Multispectral sensors such as the Landsat series, SPOT, IKONOS, and QuickBird acquire anywhere from three to ten simultaneous bands of information across a scene. Each of these bands cover a relatively broad spectral range of electromagnetic radiation observation. Hyperspectral remote sensing, as its name implies, is generally composed of a greater number of spectral bands which observe a more precise (narrow) spectral threshold. The MODIS sensor uses 36 bands, while NASA's AVIRIS sensor captures as many as 224 bands.
John R. Jensen continues to describe in his book, Introductory Digital Image processing: A Remote Sensing Perspective, two methods of multi- and hyperspectral image acquisition methods: the whiskbroom system, and the linear and area array technique.
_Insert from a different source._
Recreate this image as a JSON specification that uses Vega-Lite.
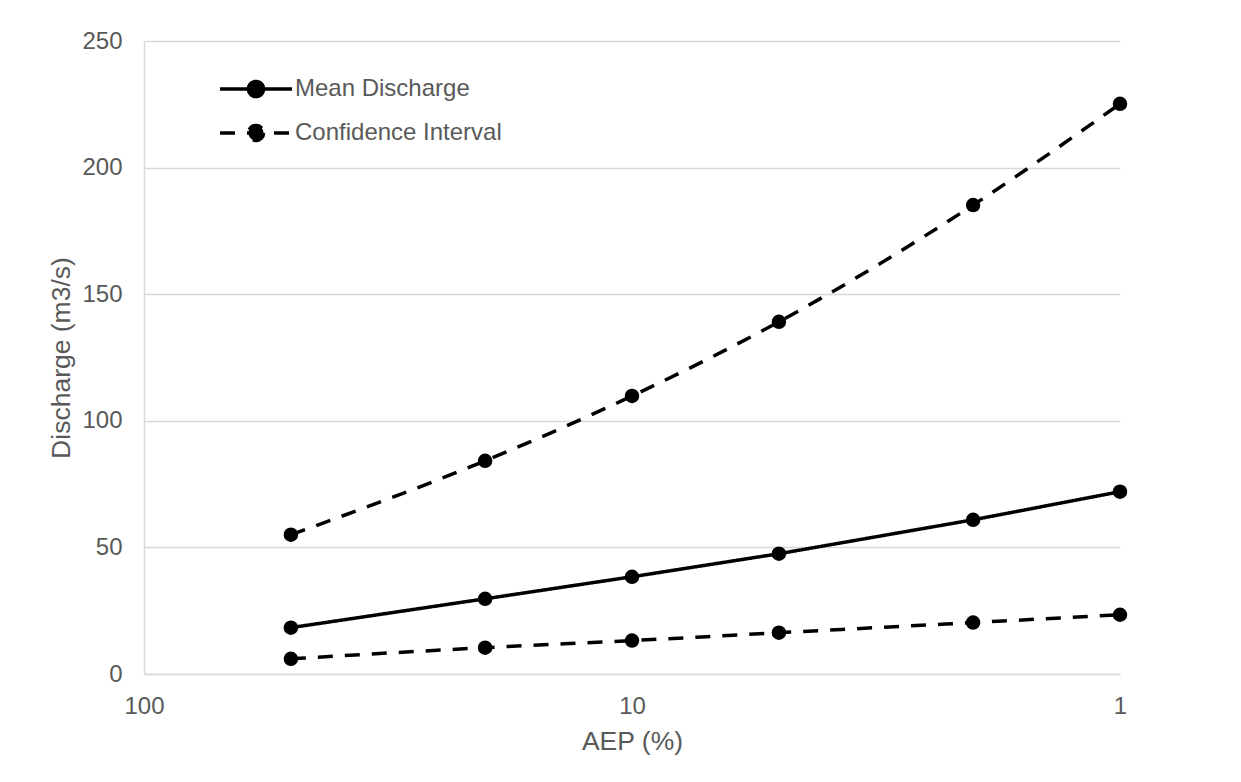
{
  "$schema": "https://vega.github.io/schema/vega-lite/v6.json",
  "width": 976,
  "height": 633,
  "autosize": {"type": "none"},
  "padding": {"left": 144, "top": 41, "right": 121, "bottom": 108},
  "background": "white",
  "config": {
    "view": {"stroke": null},
    "font": "Liberation Sans",
    "axis": {
      "labelFont": "Liberation Sans",
      "titleFont": "Liberation Sans",
      "labelColor": "#595959",
      "titleColor": "#595959",
      "labelFontSize": 24,
      "titleFontSize": 26.5,
      "titleFontWeight": "normal",
      "ticks": false,
      "domainColor": "#d9d9d9",
      "domainWidth": 1.5,
      "gridColor": "#d9d9d9",
      "gridWidth": 1.5
    },
    "legend": {
      "labelFont": "Liberation Sans",
      "labelFontSize": 24,
      "labelColor": "#595959",
      "labelLimit": 400
    }
  },
  "data": {
    "values": [
      {"aep": 50, "series": "Mean", "type": "Mean Discharge", "q": 18.3},
      {"aep": 20, "series": "Mean", "type": "Mean Discharge", "q": 29.7},
      {"aep": 10, "series": "Mean", "type": "Mean Discharge", "q": 38.4},
      {"aep": 5, "series": "Mean", "type": "Mean Discharge", "q": 47.5},
      {"aep": 2, "series": "Mean", "type": "Mean Discharge", "q": 60.9},
      {"aep": 1, "series": "Mean", "type": "Mean Discharge", "q": 72.0},
      {"aep": 50, "series": "Upper", "type": "Confidence Interval", "q": 55.0},
      {"aep": 20, "series": "Upper", "type": "Confidence Interval", "q": 84.2},
      {"aep": 10, "series": "Upper", "type": "Confidence Interval", "q": 109.8},
      {"aep": 5, "series": "Upper", "type": "Confidence Interval", "q": 139.1},
      {"aep": 2, "series": "Upper", "type": "Confidence Interval", "q": 185.2},
      {"aep": 1, "series": "Upper", "type": "Confidence Interval", "q": 225.2},
      {"aep": 50, "series": "Lower", "type": "Confidence Interval", "q": 6.0},
      {"aep": 20, "series": "Lower", "type": "Confidence Interval", "q": 10.4},
      {"aep": 10, "series": "Lower", "type": "Confidence Interval", "q": 13.2},
      {"aep": 5, "series": "Lower", "type": "Confidence Interval", "q": 16.3},
      {"aep": 2, "series": "Lower", "type": "Confidence Interval", "q": 20.3},
      {"aep": 1, "series": "Lower", "type": "Confidence Interval", "q": 23.4}
    ]
  },
  "encoding": {
    "x": {
      "field": "aep",
      "type": "quantitative",
      "title": "AEP (%)",
      "scale": {"type": "log", "domain": [1, 100], "reverse": true, "nice": false},
      "axis": {"values": [1, 10, 100], "format": "d", "grid": false, "labelPadding": 20, "titlePadding": 10, "labelFlush": false, "labelOverlap": false}
    },
    "y": {
      "field": "q",
      "type": "quantitative",
      "title": "Discharge (m3/s)",
      "scale": {"domain": [0, 250], "nice": false},
      "axis": {"values": [0, 50, 100, 150, 200, 250], "labelPadding": 22, "titlePadding": 6, "domain": true}
    }
  },
  "layer": [
    {
      "transform": [{"filter": "datum.series === 'Mean'"}],
      "mark": {"type": "line", "color": "black", "strokeWidth": 3.5},
      "encoding": {
        "strokeDash": {
          "field": "type",
          "type": "nominal",
          "scale": {"domain": ["Mean Discharge", "Confidence Interval"], "range": [[1, 0], [15, 12]]},
          "legend": {
            "title": null,
            "orient": "none",
            "legendX": 98,
            "legendY": 34,
            "padding": 0,
            "symbolType": "M-3,0H3M0.63,0A0.63,0.63,0,1,1,-0.63,0A0.63,0.63,0,1,1,0.63,0Z",
            "symbolSize": 576,
            "symbolStrokeWidth": 3.5,
            "symbolFillColor": "black",
            "symbolStrokeColor": "black",
            "labelOffset": 25,
            "rowPadding": 14,
            "labelBaseline": "middle",
            "encode": {
              "symbols": {
                "update": {
                  "fill": {"value": "black"},
                  "stroke": {"value": "black"},
                  "opacity": {"value": 1},
                  "strokeDash": {"signal": "datum.value === 'Mean Discharge' ? [1, 0] : [24, 24]"}
                }
              }
            }
          }
        }
      }
    },
    {
      "transform": [{"filter": "datum.series !== 'Mean'"}],
      "mark": {"type": "line", "color": "black", "strokeWidth": 3.5, "interpolate": "monotone"},
      "encoding": {
        "detail": {"field": "series", "type": "nominal"},
        "strokeDash": {"field": "type", "type": "nominal"}
      }
    },
    {
      "mark": {"type": "point", "shape": "circle", "filled": true, "color": "black", "opacity": 1, "size": 210, "strokeWidth": 0},
      "encoding": {
        "detail": {"field": "series", "type": "nominal"}
      }
    }
  ]
}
In both methods, instantaneous field-of-view (IFOV) radiant flux – observed reflectance from the Earth's surface – is passed through a spectrometer in order to disperse, or separate the light into separate bands; ranging from blue to near infrared (NIR) and IR wavelengths, which are passed onto a spectrometer where it is dispersed and focused onto a array of detectors which digitally record the field of view. The whiskbroom method uses a rotating mirror to reflect and direct radiant flux through the spectrometer to a linear array detector which individually measures the value of radiation of each band that has been separated. This technique is best suited for capturing broad spectral ranges and is utilized by multispectral sensors such as Landsat MMS and SPOT, etc. These sensors undersample the observed radiant flux by making only a few measurements from wide spectral bands; as wide as several hundred nanometers which may cover more than one color of the spectrum simultaneously. Although the use of a dispersing element is similarly used in each method to separate incoming light into individual bands, the alternative method of does not use a scanning mirror; thus allowing a longer amount of time for a detector to record the incoming radiant flux of a given area. This extra duration of detection yields improved geometric and radiometric accuracy.
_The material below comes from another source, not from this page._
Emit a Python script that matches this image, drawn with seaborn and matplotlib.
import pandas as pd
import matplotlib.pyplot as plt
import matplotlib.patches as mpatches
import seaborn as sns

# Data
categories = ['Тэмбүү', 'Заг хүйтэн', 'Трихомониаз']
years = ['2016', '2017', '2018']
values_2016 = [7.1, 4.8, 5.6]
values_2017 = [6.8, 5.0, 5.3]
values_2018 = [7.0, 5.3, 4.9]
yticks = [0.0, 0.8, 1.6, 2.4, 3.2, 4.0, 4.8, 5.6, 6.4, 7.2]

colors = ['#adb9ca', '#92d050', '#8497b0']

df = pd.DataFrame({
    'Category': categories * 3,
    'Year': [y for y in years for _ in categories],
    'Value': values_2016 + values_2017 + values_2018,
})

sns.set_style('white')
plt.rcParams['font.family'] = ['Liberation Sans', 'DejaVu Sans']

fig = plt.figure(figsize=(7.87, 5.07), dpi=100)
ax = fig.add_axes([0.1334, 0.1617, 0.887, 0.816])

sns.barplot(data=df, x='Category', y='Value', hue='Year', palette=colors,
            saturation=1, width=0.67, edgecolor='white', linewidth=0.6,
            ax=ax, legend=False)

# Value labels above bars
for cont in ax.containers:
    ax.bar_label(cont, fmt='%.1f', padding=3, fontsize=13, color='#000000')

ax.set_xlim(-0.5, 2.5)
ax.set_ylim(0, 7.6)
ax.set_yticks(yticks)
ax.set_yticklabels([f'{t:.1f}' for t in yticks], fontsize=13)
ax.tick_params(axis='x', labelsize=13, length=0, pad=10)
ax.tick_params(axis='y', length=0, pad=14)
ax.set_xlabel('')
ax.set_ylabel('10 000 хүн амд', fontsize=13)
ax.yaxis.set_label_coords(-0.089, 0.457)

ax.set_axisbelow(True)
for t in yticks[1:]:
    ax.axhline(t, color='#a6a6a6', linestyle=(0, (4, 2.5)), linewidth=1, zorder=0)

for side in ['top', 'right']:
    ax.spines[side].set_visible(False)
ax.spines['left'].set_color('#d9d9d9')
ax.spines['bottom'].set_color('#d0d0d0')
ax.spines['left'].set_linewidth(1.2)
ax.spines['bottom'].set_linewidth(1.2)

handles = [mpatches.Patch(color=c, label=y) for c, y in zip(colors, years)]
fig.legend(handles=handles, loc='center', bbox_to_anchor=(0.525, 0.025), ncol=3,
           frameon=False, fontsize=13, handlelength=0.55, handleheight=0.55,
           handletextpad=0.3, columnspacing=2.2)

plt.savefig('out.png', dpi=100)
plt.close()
These methods have dramatic implications on the type of information that is produced. The varying techniques influence spectral, temporal, radiometric, and even spatial resolution of a produced image. Various types of investigation require unique parameters in the type of data that will be used in analysis. Having an understanding of the different types of information that are produced by multi- and hyperspectral imagery with a respect to ground conditions that are being observed will ensure the most accurate results are obtained during image analysis and exploration.
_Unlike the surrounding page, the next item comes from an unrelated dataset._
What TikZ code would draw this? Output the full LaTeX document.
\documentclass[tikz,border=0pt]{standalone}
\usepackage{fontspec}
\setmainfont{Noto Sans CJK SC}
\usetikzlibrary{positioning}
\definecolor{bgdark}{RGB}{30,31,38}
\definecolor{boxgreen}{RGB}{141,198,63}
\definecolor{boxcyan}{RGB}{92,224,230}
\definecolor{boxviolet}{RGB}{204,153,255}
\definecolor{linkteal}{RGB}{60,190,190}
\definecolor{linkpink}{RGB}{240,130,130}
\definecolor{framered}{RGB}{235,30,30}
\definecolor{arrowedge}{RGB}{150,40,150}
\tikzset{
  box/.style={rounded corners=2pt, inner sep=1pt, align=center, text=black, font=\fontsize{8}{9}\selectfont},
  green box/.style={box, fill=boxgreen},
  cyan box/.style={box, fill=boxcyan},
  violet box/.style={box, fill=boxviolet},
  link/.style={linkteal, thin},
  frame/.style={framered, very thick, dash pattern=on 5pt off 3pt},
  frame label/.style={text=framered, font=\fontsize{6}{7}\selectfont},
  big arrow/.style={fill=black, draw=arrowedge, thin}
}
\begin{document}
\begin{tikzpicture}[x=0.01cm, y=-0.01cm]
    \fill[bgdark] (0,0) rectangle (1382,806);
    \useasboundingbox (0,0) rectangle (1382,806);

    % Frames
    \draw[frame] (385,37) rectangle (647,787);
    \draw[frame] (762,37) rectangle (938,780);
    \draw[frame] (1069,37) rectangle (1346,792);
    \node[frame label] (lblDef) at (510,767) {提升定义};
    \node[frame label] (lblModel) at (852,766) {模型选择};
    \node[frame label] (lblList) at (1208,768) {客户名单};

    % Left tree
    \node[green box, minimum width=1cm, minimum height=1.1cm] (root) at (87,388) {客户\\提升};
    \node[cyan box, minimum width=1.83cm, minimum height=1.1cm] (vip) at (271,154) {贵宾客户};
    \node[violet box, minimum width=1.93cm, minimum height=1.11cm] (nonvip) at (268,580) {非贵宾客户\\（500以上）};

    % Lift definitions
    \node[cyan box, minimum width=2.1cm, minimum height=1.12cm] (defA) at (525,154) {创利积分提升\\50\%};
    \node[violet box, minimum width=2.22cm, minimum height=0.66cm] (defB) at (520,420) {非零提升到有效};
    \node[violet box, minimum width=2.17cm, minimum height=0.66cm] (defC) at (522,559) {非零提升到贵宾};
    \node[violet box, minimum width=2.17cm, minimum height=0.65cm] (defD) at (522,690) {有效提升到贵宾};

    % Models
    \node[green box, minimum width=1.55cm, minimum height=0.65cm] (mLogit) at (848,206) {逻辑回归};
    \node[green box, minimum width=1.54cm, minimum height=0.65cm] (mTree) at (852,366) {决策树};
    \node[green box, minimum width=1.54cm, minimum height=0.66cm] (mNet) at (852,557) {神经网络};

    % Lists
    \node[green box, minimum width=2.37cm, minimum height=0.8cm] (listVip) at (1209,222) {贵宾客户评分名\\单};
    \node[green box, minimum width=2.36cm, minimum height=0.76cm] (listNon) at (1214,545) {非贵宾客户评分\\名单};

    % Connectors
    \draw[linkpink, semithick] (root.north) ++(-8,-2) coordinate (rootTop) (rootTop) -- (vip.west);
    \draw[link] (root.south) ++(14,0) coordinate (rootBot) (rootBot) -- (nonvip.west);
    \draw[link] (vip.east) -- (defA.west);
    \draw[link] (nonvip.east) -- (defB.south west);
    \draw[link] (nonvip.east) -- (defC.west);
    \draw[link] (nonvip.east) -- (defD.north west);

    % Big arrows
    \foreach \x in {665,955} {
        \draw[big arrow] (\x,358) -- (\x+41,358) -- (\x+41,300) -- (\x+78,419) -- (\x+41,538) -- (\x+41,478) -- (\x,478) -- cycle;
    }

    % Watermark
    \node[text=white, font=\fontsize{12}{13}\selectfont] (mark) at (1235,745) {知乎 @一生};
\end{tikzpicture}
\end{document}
The process of extracting information from multispectral and hyperspectral imagery are largely similar, however there are a few preliminary steps one must complete before analyzing hyperspectral datasets. Various forms of calibration – radiometric, geometric, etc. – are common between these two types of imagery, however the larger volume of highly specific spectral bands associated with hyperspectral imagery permit the construction of "spectra" that closely resemble the quality of spectral signatures captured by spectroradiometers in laboratories. Further, initial image quality assessment of hyperspectral can be a much more tedious undertaking, although it is occasionally possible to use hyperspectral images with poor quality for atmospheric correction. Due to this more time consuming and redundant task of visual examination, many image processing packages have animation functions that provide a more efficient means of inspecting up to hundreds of images in a single session.
Overall, the dimensionality is the most distinguishing characteristic between these two types of remote sensing techniques. The low data dimensionality of multispectral imagery is significantly more accessible and less difficult to work with in basic research due to the low number of spectral bands that make up an image. The higher number of bands/images involved with hyper- and ultraspectral imagery generate numerous obstacles, ranging from data storage to processing abilities. Numerous images of highly specific spectral bands – often representing bandwidths of just 10 nm each – produce certain amounts redundant information. Statistical analysis aids in identifying, and removing or transforming data in order to reduce the dimensionality of the overall hyperspectral dataset, improving the efficiency of exploration and analysis. Although there are indeed variations that exist with regard to image processing techniques between these two types of remote sensing data, the causes again are largely due to dimensionality. An analyst must decide whether few, spectrally broad images or numerous and specific images will best suit his or her analysis.